If something doesn't look right — say, a headline scale that feels too large for a touch kiosk, or a body weight that's hard to read on a bright gallery display — you can reopen the panel at any time and adjust. Click "Typography" in the side navigation to jump back to those settings without losing your place.

Full-width live preview in the Style Editor showing typography applied across multiple text and interactive components, with the style panel collapsed
The collapsed panel gives you a clear view of how your typography style set looks across all component types.

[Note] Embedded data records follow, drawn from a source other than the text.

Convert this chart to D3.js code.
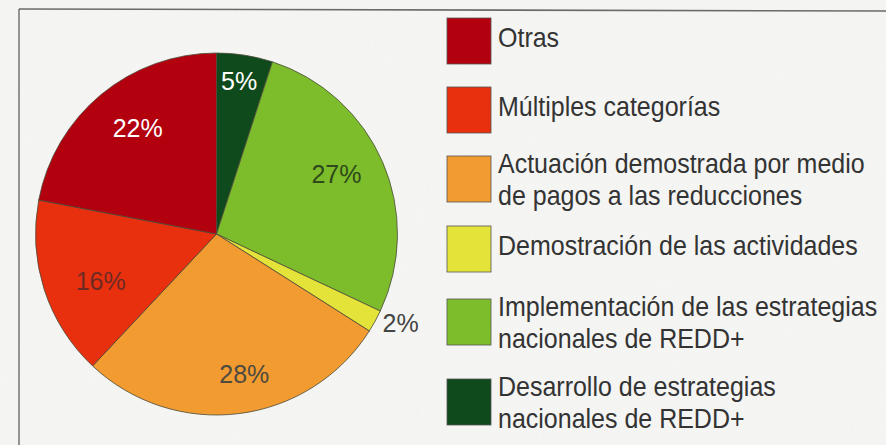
<!DOCTYPE html>
<html>
<head>
<meta charset="utf-8">
<script src="https://cdn.jsdelivr.net/npm/d3@7"></script>
<style>
  html, body { margin: 0; padding: 0; background: #f4f4f2; }
  svg { display: block; }
</style>
</head>
<body>
<svg id="chart" width="886" height="445"></svg>
<script>
// ---- data (legend order) ----
const categories = [
  "Otras",
  "Múltiples categorías",
  "Actuación demostrada por medio\nde pagos a las reducciones",
  "Demostración de las actividades",
  "Implementación de las estrategias\nnacionales de REDD+",
  "Desarrollo de estrategias\nnacionales de REDD+"
];
const values = [22, 16, 28, 2, 27, 5];
const valueLabels = ["22%", "16%", "28%", "2%", "27%", "5%"];
const colors = ["#b3000e", "#e8300f", "#f29b30", "#e4e33a", "#7dbd2b", "#0f4a1c"];
const labelColors = ["#ffffff", "#6e2a22", "#4e4a40", "#444444", "#2e4a1a", "#ffffff"];

// ---- layout ----
const W = 886, H = 445;
const cx = 216.5, cy = 234, R = 181;
const FONT = "'Liberation Sans', Arial, Helvetica, sans-serif";
// label placement tweaks (degrees shift, radius factor), legend order
const labelPlace = [[3, 0.73], [-4, 0.69], [-4, 0.79], [-3, 1.13], [-3, 0.74], [-0.6, 0.855]];
const legendTops = [18, 87, 156, 226, 299, 379];

const svg = d3.select("#chart");
const defs = svg.append("defs");
const f = defs.append("filter").attr("id", "paper").attr("x", 0).attr("y", 0).attr("width", "100%").attr("height", "100%");
f.append("feTurbulence").attr("type", "fractalNoise").attr("baseFrequency", "0.9 0.04").attr("numOctaves", 2).attr("seed", 3).attr("result", "n");
f.append("feColorMatrix").attr("in", "n").attr("type", "matrix")
  .attr("values", "0 0 0 0 0.6  0 0 0 0 0.6  0 0 0 0 0.6  0 0 0 0.06 0");
svg.append("rect").attr("width", W).attr("height", H).attr("fill", "#f5f5f3");
svg.append("rect").attr("width", W).attr("height", H).attr("filter", "url(#paper)").attr("opacity", 0.5);

// frame lines (top and left)
svg.append("line").attr("x1", 19).attr("y1", 9).attr("x2", W).attr("y2", 11)
  .attr("stroke", "#6a6a6a").attr("stroke-width", 1.6);
svg.append("line").attr("x1", 19).attr("y1", 9).attr("x2", 19).attr("y2", H)
  .attr("stroke", "#6a6a6a").attr("stroke-width", 1.4);

// ---- pie (clockwise from top: reverse of legend order) ----
const order = d3.range(categories.length).reverse();
const pie = d3.pie().sort(null).value(i => values[i]);
const arcs = pie(order);
const arc = d3.arc().innerRadius(0).outerRadius(R);
const g = svg.append("g").attr("transform", `translate(${cx},${cy})`);

g.selectAll("path.slice").data(arcs).enter().append("path")
  .attr("class", "slice")
  .attr("d", arc)
  .attr("fill", d => colors[d.data])
  .attr("stroke", "#4a4a3a")
  .attr("stroke-width", 0.8)
  .attr("stroke-linejoin", "round");

g.selectAll("text.pct").data(arcs).enter().append("text")
  .attr("class", "pct")
  .attr("transform", d => {
    const p = labelPlace[d.data];
    const a = (d.startAngle + d.endAngle) / 2 + p[0] * Math.PI / 180;
    const r = R * p[1];
    return `translate(${Math.sin(a) * r},${-Math.cos(a) * r})`;
  })
  .attr("text-anchor", "middle")
  .attr("dy", "0.36em")
  .attr("font-family", FONT)
  .attr("font-size", 25)
  .attr("fill", d => labelColors[d.data])
  .text(d => valueLabels[d.data]);

// ---- legend ----
const legX = 447, sw = 44, sh = 46, lh = 32;
const lg = svg.append("g");
categories.forEach((c, i) => {
  const top = legendTops[i];
  lg.append("rect")
    .attr("x", legX).attr("y", top).attr("width", sw).attr("height", sh)
    .attr("fill", colors[i]).attr("stroke", "#555").attr("stroke-width", 0.8);
  const lines = c.split("\n");
  const firstBase = lines.length > 1 ? top + 17 : top + 29;
  lines.forEach((ln, k) => {
    lg.append("text")
      .attr("transform", `translate(${legX + sw + 7},${firstBase + k * lh}) scale(1,1.1)`)
      .attr("font-family", FONT)
      .attr("font-size", 25)
      .attr("fill", "#333")
      .text(ln);
  });
});
</script>
</body>
</html>
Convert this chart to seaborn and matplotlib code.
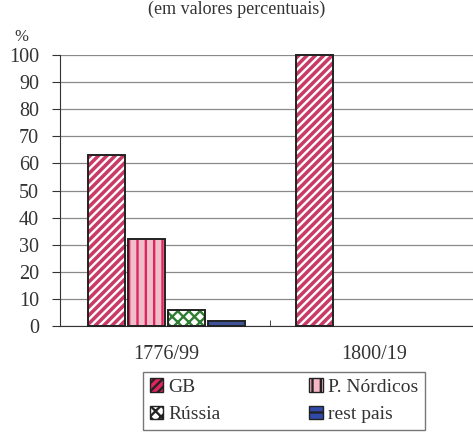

You now have the foundation for a consistent, well-designed typographic system across your project. Any changes you make in the Style Editor update everywhere — so you can experiment freely and refine as your project evolves. Here are some great ways to keep building on what you've set up:

  • Apply your style set to a new display — Open a different view in your project and confirm your typography scales correctly for that screen resolution.
  • Combine typography with color styles — Return to the Style Editor to pair your type choices with a cohesive color palette for an even more unified look.
  • Test your styles across moments — Navigate through several moments in your project to make sure headings, body text, and labels all feel balanced in context.
  • Create a second style set — Try duplicating your current style set and experimenting with a contrasting font pairing for seasonal or themed exhibits.
  • Link a collection to a styled moment — Connect a data collection to a moment and see how your typography holds up when real content populates the components.